Description of the task: Look through the material below and count the lines with the string "matplotlib". Report only the count.

Data lines:
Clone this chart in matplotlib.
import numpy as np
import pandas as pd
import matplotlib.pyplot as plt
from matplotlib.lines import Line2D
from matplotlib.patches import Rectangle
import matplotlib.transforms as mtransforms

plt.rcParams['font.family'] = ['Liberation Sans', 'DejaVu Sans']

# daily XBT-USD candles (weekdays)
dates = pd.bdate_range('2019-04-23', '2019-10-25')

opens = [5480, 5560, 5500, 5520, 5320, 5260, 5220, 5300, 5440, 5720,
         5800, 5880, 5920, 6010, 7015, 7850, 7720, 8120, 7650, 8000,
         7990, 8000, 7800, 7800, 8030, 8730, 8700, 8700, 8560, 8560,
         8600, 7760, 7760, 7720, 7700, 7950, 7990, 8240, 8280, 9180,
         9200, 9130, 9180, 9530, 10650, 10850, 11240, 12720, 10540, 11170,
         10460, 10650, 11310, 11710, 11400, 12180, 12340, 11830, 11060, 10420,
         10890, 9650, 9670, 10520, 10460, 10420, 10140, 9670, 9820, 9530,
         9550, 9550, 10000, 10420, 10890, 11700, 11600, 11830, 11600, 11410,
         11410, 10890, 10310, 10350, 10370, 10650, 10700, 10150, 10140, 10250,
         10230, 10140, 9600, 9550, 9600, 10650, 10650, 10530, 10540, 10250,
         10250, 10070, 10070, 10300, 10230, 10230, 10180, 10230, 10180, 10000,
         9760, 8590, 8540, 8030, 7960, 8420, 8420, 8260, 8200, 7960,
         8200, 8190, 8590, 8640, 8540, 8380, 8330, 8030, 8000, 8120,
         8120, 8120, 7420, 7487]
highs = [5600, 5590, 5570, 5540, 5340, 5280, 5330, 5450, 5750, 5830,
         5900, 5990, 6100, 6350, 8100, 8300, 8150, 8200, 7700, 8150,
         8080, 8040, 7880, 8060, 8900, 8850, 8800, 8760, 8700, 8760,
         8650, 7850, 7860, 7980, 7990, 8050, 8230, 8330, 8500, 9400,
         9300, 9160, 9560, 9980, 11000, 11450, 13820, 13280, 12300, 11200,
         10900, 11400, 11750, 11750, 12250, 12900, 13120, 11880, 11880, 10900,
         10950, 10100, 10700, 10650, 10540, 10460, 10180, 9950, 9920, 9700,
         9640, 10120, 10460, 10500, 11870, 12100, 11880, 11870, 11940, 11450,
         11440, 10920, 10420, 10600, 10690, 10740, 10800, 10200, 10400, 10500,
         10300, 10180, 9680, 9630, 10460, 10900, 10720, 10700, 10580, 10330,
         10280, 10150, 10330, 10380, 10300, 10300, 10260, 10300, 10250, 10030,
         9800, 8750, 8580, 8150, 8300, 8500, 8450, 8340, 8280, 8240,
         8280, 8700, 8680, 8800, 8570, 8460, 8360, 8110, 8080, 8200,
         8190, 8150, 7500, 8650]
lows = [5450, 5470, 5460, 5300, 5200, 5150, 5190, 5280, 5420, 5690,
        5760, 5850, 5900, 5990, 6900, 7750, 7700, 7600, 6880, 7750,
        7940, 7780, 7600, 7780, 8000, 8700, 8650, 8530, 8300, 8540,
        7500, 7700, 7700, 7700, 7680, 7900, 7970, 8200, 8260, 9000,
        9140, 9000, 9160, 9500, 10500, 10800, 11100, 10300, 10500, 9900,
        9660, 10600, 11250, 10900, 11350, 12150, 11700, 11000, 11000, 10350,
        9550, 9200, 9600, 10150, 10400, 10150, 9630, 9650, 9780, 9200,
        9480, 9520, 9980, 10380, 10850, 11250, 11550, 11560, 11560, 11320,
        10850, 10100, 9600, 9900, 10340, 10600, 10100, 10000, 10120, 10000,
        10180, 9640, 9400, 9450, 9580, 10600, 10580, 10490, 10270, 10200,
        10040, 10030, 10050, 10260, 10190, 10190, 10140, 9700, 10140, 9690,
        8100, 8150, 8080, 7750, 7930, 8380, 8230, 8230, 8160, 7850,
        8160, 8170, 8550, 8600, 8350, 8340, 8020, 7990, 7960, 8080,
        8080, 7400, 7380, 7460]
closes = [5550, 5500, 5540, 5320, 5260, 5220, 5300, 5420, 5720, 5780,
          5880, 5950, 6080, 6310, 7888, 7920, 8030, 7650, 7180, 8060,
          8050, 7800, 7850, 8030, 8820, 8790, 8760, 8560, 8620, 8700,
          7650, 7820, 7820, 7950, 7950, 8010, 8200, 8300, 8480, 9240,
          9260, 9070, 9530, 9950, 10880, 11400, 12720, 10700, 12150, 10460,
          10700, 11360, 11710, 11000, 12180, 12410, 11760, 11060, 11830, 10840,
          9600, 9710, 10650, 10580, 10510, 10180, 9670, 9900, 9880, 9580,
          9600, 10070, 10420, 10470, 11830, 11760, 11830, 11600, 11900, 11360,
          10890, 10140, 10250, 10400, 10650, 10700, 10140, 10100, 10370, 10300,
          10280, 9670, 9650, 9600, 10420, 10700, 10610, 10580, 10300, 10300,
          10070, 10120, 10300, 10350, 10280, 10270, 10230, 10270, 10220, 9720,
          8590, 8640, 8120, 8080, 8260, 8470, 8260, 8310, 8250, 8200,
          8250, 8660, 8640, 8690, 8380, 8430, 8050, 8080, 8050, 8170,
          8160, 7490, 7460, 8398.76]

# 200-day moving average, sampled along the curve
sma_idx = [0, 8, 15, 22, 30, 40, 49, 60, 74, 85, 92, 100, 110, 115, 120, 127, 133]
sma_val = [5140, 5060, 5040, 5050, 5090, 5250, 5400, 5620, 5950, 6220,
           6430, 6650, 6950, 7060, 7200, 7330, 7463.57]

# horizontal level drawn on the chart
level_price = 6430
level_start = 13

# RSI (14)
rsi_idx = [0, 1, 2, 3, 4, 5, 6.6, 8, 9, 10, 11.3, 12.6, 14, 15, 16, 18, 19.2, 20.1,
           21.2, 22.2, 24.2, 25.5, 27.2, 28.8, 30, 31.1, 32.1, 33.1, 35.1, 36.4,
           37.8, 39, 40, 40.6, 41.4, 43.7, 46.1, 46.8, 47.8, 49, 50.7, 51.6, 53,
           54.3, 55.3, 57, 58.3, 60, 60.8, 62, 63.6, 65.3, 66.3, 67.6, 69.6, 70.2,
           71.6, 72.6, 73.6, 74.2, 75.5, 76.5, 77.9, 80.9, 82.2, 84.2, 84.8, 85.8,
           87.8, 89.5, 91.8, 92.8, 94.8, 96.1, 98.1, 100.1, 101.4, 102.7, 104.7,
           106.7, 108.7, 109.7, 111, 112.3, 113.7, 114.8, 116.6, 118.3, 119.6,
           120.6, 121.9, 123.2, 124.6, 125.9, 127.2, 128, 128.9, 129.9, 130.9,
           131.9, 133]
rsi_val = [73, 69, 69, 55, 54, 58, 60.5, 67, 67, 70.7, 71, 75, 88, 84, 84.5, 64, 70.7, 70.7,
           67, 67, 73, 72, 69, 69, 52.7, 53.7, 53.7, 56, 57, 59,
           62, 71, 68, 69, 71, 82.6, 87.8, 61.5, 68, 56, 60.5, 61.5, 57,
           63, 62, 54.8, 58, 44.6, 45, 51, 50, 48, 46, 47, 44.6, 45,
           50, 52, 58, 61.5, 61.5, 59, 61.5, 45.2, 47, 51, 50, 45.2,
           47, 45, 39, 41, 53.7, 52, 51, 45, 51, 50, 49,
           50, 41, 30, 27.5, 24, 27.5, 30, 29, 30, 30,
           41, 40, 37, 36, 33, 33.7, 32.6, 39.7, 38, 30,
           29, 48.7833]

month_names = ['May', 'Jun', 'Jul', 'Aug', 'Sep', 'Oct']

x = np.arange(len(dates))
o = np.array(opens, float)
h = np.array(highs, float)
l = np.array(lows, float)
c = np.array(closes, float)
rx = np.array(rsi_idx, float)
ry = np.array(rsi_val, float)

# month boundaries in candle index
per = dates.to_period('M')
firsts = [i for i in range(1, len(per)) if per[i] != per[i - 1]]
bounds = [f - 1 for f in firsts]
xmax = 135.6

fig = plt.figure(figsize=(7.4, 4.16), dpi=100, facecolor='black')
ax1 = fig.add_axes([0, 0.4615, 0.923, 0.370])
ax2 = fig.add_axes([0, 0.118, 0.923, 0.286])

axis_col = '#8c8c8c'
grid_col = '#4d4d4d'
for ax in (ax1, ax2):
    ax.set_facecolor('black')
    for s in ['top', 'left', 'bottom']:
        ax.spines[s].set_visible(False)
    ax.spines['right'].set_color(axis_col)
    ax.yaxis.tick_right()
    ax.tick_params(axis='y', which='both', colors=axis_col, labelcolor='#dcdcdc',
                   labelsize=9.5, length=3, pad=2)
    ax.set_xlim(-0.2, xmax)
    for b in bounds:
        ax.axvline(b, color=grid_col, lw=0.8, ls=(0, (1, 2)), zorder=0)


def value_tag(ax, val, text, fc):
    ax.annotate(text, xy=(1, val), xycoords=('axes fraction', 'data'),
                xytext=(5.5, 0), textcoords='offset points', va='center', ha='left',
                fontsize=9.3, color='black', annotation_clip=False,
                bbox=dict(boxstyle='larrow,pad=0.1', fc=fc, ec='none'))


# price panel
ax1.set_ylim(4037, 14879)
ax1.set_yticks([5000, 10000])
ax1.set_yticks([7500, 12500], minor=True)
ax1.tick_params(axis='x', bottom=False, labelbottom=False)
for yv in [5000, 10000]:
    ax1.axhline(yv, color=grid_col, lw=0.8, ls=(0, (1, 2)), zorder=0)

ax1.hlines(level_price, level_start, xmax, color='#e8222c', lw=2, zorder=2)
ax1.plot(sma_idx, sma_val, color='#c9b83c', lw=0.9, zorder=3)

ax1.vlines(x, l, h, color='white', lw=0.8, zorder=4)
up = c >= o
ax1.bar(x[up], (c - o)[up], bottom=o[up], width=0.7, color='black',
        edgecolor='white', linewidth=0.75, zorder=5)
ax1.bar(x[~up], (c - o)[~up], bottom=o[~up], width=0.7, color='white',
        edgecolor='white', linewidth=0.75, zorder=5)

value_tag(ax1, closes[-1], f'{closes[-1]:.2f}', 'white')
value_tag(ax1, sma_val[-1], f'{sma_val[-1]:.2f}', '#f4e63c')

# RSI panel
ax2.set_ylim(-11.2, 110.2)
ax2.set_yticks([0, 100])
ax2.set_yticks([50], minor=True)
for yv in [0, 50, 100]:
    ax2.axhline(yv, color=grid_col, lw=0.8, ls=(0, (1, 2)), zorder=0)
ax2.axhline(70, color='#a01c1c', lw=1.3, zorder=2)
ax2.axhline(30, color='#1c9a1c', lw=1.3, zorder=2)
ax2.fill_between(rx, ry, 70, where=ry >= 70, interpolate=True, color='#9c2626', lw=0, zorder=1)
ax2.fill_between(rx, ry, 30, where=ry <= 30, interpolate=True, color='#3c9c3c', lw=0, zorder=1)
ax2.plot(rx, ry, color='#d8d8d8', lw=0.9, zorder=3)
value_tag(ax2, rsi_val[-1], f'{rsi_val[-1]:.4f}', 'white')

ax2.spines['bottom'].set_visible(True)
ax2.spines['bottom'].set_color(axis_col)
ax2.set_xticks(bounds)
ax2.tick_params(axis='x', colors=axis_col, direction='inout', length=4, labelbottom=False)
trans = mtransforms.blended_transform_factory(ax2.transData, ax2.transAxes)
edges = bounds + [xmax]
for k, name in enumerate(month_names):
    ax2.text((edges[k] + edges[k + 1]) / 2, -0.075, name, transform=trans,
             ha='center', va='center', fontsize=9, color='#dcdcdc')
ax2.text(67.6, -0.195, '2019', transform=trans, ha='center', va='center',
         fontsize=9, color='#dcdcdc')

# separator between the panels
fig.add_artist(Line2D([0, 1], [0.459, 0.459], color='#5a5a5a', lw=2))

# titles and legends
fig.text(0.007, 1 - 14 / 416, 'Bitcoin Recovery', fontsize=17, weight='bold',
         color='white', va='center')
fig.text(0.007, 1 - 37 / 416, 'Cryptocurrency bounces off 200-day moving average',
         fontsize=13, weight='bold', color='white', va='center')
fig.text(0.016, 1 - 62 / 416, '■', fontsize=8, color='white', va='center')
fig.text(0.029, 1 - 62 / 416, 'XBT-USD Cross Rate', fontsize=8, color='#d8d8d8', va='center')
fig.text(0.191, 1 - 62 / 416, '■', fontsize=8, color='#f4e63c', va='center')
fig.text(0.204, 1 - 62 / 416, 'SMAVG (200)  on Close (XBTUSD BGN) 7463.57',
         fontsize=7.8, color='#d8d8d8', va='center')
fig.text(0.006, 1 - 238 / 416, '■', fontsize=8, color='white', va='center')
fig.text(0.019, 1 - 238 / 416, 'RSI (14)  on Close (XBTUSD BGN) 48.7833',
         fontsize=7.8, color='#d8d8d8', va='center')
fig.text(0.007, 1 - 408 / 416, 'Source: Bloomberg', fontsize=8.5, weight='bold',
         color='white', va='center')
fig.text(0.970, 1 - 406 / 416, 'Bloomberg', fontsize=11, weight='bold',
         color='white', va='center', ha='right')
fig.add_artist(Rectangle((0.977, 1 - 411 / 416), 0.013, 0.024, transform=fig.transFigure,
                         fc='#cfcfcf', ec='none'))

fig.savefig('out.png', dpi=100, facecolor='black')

Correct answer: 5